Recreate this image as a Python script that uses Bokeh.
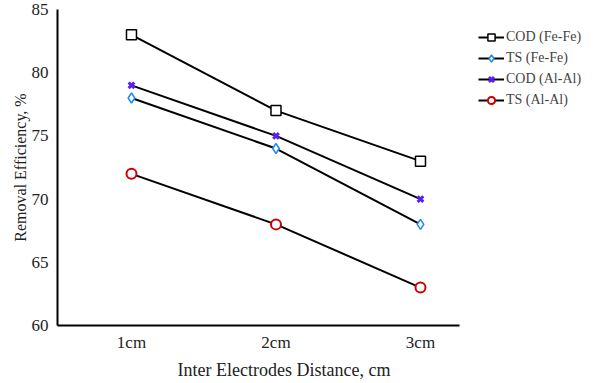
from bokeh.plotting import figure
from bokeh.models import Legend, LegendItem, FixedTicker, Range1d, Title
from bokeh.embed import file_html
from bokeh.resources import INLINE

categories = ["1cm", "2cm", "3cm"]
x_pos = [1, 2, 3]
cod_fe = [83, 77, 73]
ts_fe = [78, 74, 68]
cod_al = [79, 75, 70]
ts_al = [72, 68, 63]
y_ticks = [60, 65, 70, 75, 80, 85]

FONT = "Liberation Serif"

p = figure(frame_width=402, frame_height=316, output_backend="svg", toolbar_location=None,
           x_range=Range1d(0.488, 3.27), y_range=Range1d(60, 85),
           min_border_left=57, min_border_top=9, min_border_bottom=30, min_border_right=0)
p.outline_line_color = None
p.grid.grid_line_color = None
p.background_fill_color = "white"

series = [
    ("COD (Fe-Fe)", cod_fe, "square", "#000000", "white", 1.5),
    ("TS (Fe-Fe)", ts_fe, "diamond", "#1e88f5", "white", 1.5),
    ("COD (Al-Al)", cod_al, "x", "#5a1ef0", "#5a1ef0", 3),
    ("TS (Al-Al)", ts_al, "circle", "#cc0000", "white", 2),
]
items = []
for name, ys, marker, col, fill, lw in series:
    l = p.line(x_pos, ys, line_color="black", line_width=2)
    s = p.scatter(x_pos, ys, marker=marker, size=10 if marker != "x" else 8,
                  line_color=col, fill_color=fill, line_width=lw)
    items.append(LegendItem(label=name, renderers=[l, s]))

legend = Legend(items=items, location="top_left", border_line_color=None,
                label_text_font=FONT, label_text_font_size="14px",
                glyph_width=26, glyph_height=18, spacing=3, padding=4, margin=19,
                label_standoff=2)
p.add_layout(legend, "right")

p.xaxis.ticker = FixedTicker(ticks=x_pos)
p.xaxis.major_label_overrides = {x: c for x, c in zip(x_pos, categories)}
p.yaxis.ticker = FixedTicker(ticks=y_ticks)
for ax in (p.xaxis, p.yaxis):
    ax.axis_line_width = 2
    ax.axis_line_color = "black"
    ax.major_tick_line_color = None
    ax.minor_tick_line_color = None
    ax.major_label_text_font = FONT
    ax.major_label_text_font_size = "17px"
    ax.major_label_text_color = "#222222"
    ax.axis_label_text_font = FONT
    ax.axis_label_text_font_size = "16px"
    ax.axis_label_text_font_style = "normal"
    ax.axis_label_text_color = "#222222"
p.xaxis.major_label_standoff = 1
p.yaxis.major_label_standoff = 3
p.yaxis.axis_label = "Removal Efficiency, %"
p.yaxis.axis_label_standoff = 0

xtitle = Title(text="Inter Electrodes Distance, cm", align="left", offset=120,
               text_font=FONT, text_font_size="18px", text_font_style="normal",
               text_color="#222222", standoff=6)
p.add_layout(xtitle, "below")

open("out.html", "w").write(file_html(p, INLINE))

-- -- --

_What is asked_.
Make an exact copy of the listing above. Do not include the pictures.

_The reply_.
Recreate this image as a Python script that uses Bokeh.
from bokeh.plotting import figure
from bokeh.models import Legend, LegendItem, FixedTicker, Range1d, Title
from bokeh.embed import file_html
from bokeh.resources import INLINE

categories = ["1cm", "2cm", "3cm"]
x_pos = [1, 2, 3]
cod_fe = [83, 77, 73]
ts_fe = [78, 74, 68]
cod_al = [79, 75, 70]
ts_al = [72, 68, 63]
y_ticks = [60, 65, 70, 75, 80, 85]

FONT = "Liberation Serif"

p = figure(frame_width=402, frame_height=316, output_backend="svg", toolbar_location=None,
           x_range=Range1d(0.488, 3.27), y_range=Range1d(60, 85),
           min_border_left=57, min_border_top=9, min_border_bottom=30, min_border_right=0)
p.outline_line_color = None
p.grid.grid_line_color = None
p.background_fill_color = "white"

series = [
    ("COD (Fe-Fe)", cod_fe, "square", "#000000", "white", 1.5),
    ("TS (Fe-Fe)", ts_fe, "diamond", "#1e88f5", "white", 1.5),
    ("COD (Al-Al)", cod_al, "x", "#5a1ef0", "#5a1ef0", 3),
    ("TS (Al-Al)", ts_al, "circle", "#cc0000", "white", 2),
]
items = []
for name, ys, marker, col, fill, lw in series:
    l = p.line(x_pos, ys, line_color="black", line_width=2)
    s = p.scatter(x_pos, ys, marker=marker, size=10 if marker != "x" else 8,
                  line_color=col, fill_color=fill, line_width=lw)
    items.append(LegendItem(label=name, renderers=[l, s]))

legend = Legend(items=items, location="top_left", border_line_color=None,
                label_text_font=FONT, label_text_font_size="14px",
                glyph_width=26, glyph_height=18, spacing=3, padding=4, margin=19,
                label_standoff=2)
p.add_layout(legend, "right")

p.xaxis.ticker = FixedTicker(ticks=x_pos)
p.xaxis.major_label_overrides = {x: c for x, c in zip(x_pos, categories)}
p.yaxis.ticker = FixedTicker(ticks=y_ticks)
for ax in (p.xaxis, p.yaxis):
    ax.axis_line_width = 2
    ax.axis_line_color = "black"
    ax.major_tick_line_color = None
    ax.minor_tick_line_color = None
    ax.major_label_text_font = FONT
    ax.major_label_text_font_size = "17px"
    ax.major_label_text_color = "#222222"
    ax.axis_label_text_font = FONT
    ax.axis_label_text_font_size = "16px"
    ax.axis_label_text_font_style = "normal"
    ax.axis_label_text_color = "#222222"
p.xaxis.major_label_standoff = 1
p.yaxis.major_label_standoff = 3
p.yaxis.axis_label = "Removal Efficiency, %"
p.yaxis.axis_label_standoff = 0

xtitle = Title(text="Inter Electrodes Distance, cm", align="left", offset=120,
               text_font=FONT, text_font_size="18px", text_font_style="normal",
               text_color="#222222", standoff=6)
p.add_layout(xtitle, "below")

open("out.html", "w").write(file_html(p, INLINE))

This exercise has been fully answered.